• [What is being asked] Quote the whole listing exactly. Leave the pictures out of your copy.
[START OF Recorded data]
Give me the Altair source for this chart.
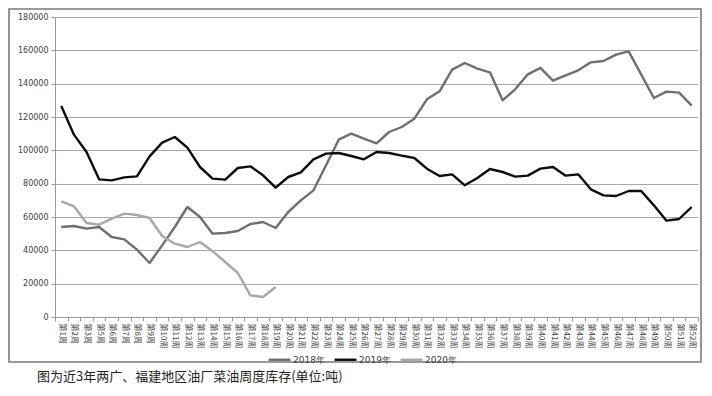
import altair as alt
import pandas as pd

weeks = [1, 2, 3] + list(range(5, 53))
week_labels = [f"第{w}周" for w in weeks]

y2018 = [54000, 54600, 53000, 54000, 48000, 46600, 40400, 32400, 43000, 54000,
         66000, 60000, 50000, 50400, 51600, 55800, 57000, 53400, 63000, 70000,
         76000, 91000, 106400, 110000, 107000, 104200, 111000, 114000, 119000, 130600,
         135400, 148400, 152400, 149000, 146800, 130000, 136600, 145600, 149500, 141800,
         145000, 148000, 152800, 153600, 157400, 159400, 145400, 131400, 135200, 134600,
         126800]
y2019 = [126600, 109400, 99000, 82600, 82000, 83800, 84400, 96400, 104600, 108000,
         101600, 90000, 83000, 82400, 89400, 90400, 85000, 77600, 84000, 86800,
         94600, 98000, 98400, 96600, 94600, 99000, 98400, 96800, 95400, 89000,
         84600, 85600, 79000, 83400, 88800, 87000, 84200, 84800, 89000, 90000,
         84800, 85600, 76600, 73000, 72600, 75600, 75600, 67000, 57800, 58800,
         66000]
y2020 = [69400, 66400, 56400, 55400, 59000, 62000, 61200, 59400, 48600, 44000,
         42000, 45000, 39500, 33000, 26400, 13000, 12000, 18000]

series_names = ["2018年", "2019年", "2020年"]
series_colors = ["#6f6f6f", "#0d0d0d", "#a8a8a8"]
y_ticks = list(range(0, 180001, 20000))
caption = "图为近3年两广、福建地区油厂菜油周度库存(单位:吨)"

rows = []
for name, vals in zip(series_names, [y2018, y2019, y2020]):
    for lab, v in zip(week_labels, vals):
        rows.append({"week": lab, "value": v, "series": name})
df = pd.DataFrame(rows)

lines = alt.Chart(df).mark_line(strokeWidth=2.4, strokeJoin="round").encode(
    x=alt.X("week:N", sort=week_labels, bandPosition=0.5,
            scale=alt.Scale(type="band", paddingInner=0, paddingOuter=0),
            axis=alt.Axis(title=None, labelAngle=90, labelFontSize=8,
                          labelFont="Noto Sans CJK SC", labelColor="#404040",
                          labelPadding=2, tickBand="extent", tickSize=4,
                          tickColor="#9a9a9a", domainColor="#9a9a9a",
                          labelOverlap=False, grid=False)),
    y=alt.Y("value:Q", scale=alt.Scale(domain=[0, 180000], nice=False),
            axis=alt.Axis(title=None, values=y_ticks, format="d", labelFontSize=8,
                          labelFont="DejaVu Sans", labelColor="#404040",
                          tickSize=4, tickColor="#9a9a9a", domainColor="#9a9a9a",
                          gridColor="#a8a8a8", gridWidth=1, labelPadding=3)),
    color=alt.Color("series:N", sort=series_names,
                    scale=alt.Scale(domain=series_names, range=series_colors),
                    legend=alt.Legend(title=None, orient="none", direction="horizontal",
                                      legendX=212, legendY=330, symbolType="stroke",
                                      symbolSize=480, symbolStrokeWidth=2.4,
                                      labelFontSize=9, labelFont="DejaVu Sans",
                                      labelColor="#404040", columnPadding=4,
                                      labelOffset=1)),
)

frame = alt.Chart(pd.DataFrame({"a": [0]})).mark_rect(
    fill=None, stroke="#7a7a7a", strokeWidth=1.6
).encode(x=alt.value(-46), x2=alt.value(646), y=alt.value(-8), y2=alt.value(345))

cap = alt.Chart(pd.DataFrame({"t": [caption]})).mark_text(
    align="left", baseline="middle", fontSize=13, font="Noto Sans CJK SC",
    color="#222222"
).encode(text="t:N", x=alt.value(-18), y=alt.value(360))

chart = alt.layer(frame, lines, cap).properties(
    width=643, height=300,
    autosize=alt.AutoSizeParams(type="none"),
    padding={"left": 47, "top": 9, "right": 6, "bottom": 69},
).configure_view(stroke=None)

chart.save("out.html", embed_options={"renderer": "svg", "actions": False})
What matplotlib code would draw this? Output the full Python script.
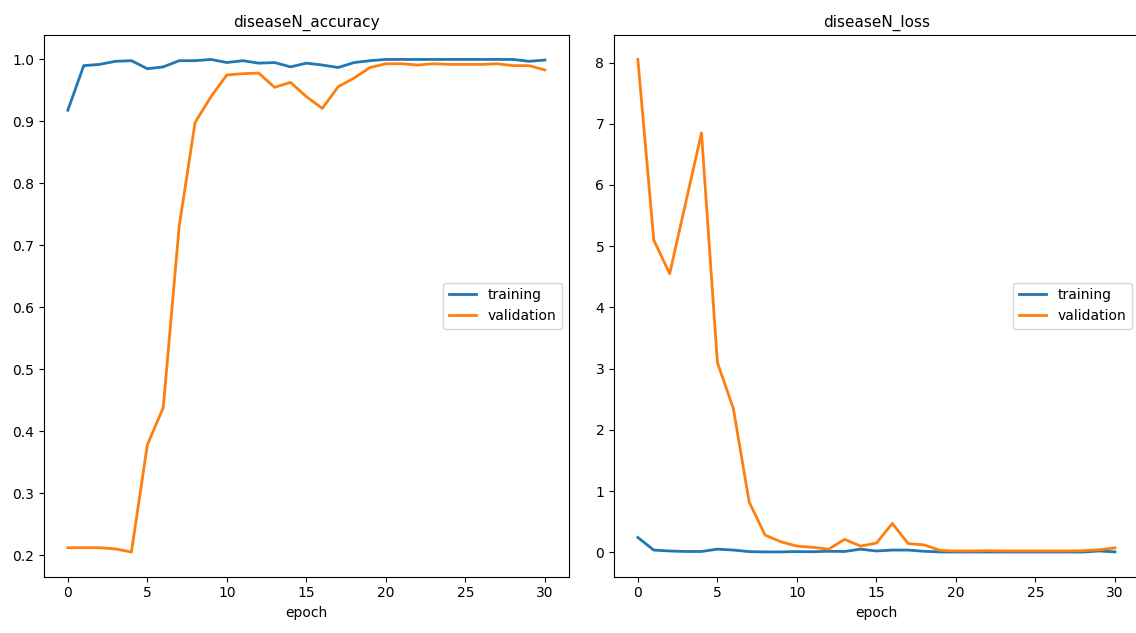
[END OF Recorded data]
• [In response]
Give me the Altair source for this chart.
import altair as alt
import pandas as pd

weeks = [1, 2, 3] + list(range(5, 53))
week_labels = [f"第{w}周" for w in weeks]

y2018 = [54000, 54600, 53000, 54000, 48000, 46600, 40400, 32400, 43000, 54000,
         66000, 60000, 50000, 50400, 51600, 55800, 57000, 53400, 63000, 70000,
         76000, 91000, 106400, 110000, 107000, 104200, 111000, 114000, 119000, 130600,
         135400, 148400, 152400, 149000, 146800, 130000, 136600, 145600, 149500, 141800,
         145000, 148000, 152800, 153600, 157400, 159400, 145400, 131400, 135200, 134600,
         126800]
y2019 = [126600, 109400, 99000, 82600, 82000, 83800, 84400, 96400, 104600, 108000,
         101600, 90000, 83000, 82400, 89400, 90400, 85000, 77600, 84000, 86800,
         94600, 98000, 98400, 96600, 94600, 99000, 98400, 96800, 95400, 89000,
         84600, 85600, 79000, 83400, 88800, 87000, 84200, 84800, 89000, 90000,
         84800, 85600, 76600, 73000, 72600, 75600, 75600, 67000, 57800, 58800,
         66000]
y2020 = [69400, 66400, 56400, 55400, 59000, 62000, 61200, 59400, 48600, 44000,
         42000, 45000, 39500, 33000, 26400, 13000, 12000, 18000]

series_names = ["2018年", "2019年", "2020年"]
series_colors = ["#6f6f6f", "#0d0d0d", "#a8a8a8"]
y_ticks = list(range(0, 180001, 20000))
caption = "图为近3年两广、福建地区油厂菜油周度库存(单位:吨)"

rows = []
for name, vals in zip(series_names, [y2018, y2019, y2020]):
    for lab, v in zip(week_labels, vals):
        rows.append({"week": lab, "value": v, "series": name})
df = pd.DataFrame(rows)

lines = alt.Chart(df).mark_line(strokeWidth=2.4, strokeJoin="round").encode(
    x=alt.X("week:N", sort=week_labels, bandPosition=0.5,
            scale=alt.Scale(type="band", paddingInner=0, paddingOuter=0),
            axis=alt.Axis(title=None, labelAngle=90, labelFontSize=8,
                          labelFont="Noto Sans CJK SC", labelColor="#404040",
                          labelPadding=2, tickBand="extent", tickSize=4,
                          tickColor="#9a9a9a", domainColor="#9a9a9a",
                          labelOverlap=False, grid=False)),
    y=alt.Y("value:Q", scale=alt.Scale(domain=[0, 180000], nice=False),
            axis=alt.Axis(title=None, values=y_ticks, format="d", labelFontSize=8,
                          labelFont="DejaVu Sans", labelColor="#404040",
                          tickSize=4, tickColor="#9a9a9a", domainColor="#9a9a9a",
                          gridColor="#a8a8a8", gridWidth=1, labelPadding=3)),
    color=alt.Color("series:N", sort=series_names,
                    scale=alt.Scale(domain=series_names, range=series_colors),
                    legend=alt.Legend(title=None, orient="none", direction="horizontal",
                                      legendX=212, legendY=330, symbolType="stroke",
                                      symbolSize=480, symbolStrokeWidth=2.4,
                                      labelFontSize=9, labelFont="DejaVu Sans",
                                      labelColor="#404040", columnPadding=4,
                                      labelOffset=1)),
)

frame = alt.Chart(pd.DataFrame({"a": [0]})).mark_rect(
    fill=None, stroke="#7a7a7a", strokeWidth=1.6
).encode(x=alt.value(-46), x2=alt.value(646), y=alt.value(-8), y2=alt.value(345))

cap = alt.Chart(pd.DataFrame({"t": [caption]})).mark_text(
    align="left", baseline="middle", fontSize=13, font="Noto Sans CJK SC",
    color="#222222"
).encode(text="t:N", x=alt.value(-18), y=alt.value(360))

chart = alt.layer(frame, lines, cap).properties(
    width=643, height=300,
    autosize=alt.AutoSizeParams(type="none"),
    padding={"left": 47, "top": 9, "right": 6, "bottom": 69},
).configure_view(stroke=None)

chart.save("out.html", embed_options={"renderer": "svg", "actions": False})
What matplotlib code would draw this? Output the full Python script.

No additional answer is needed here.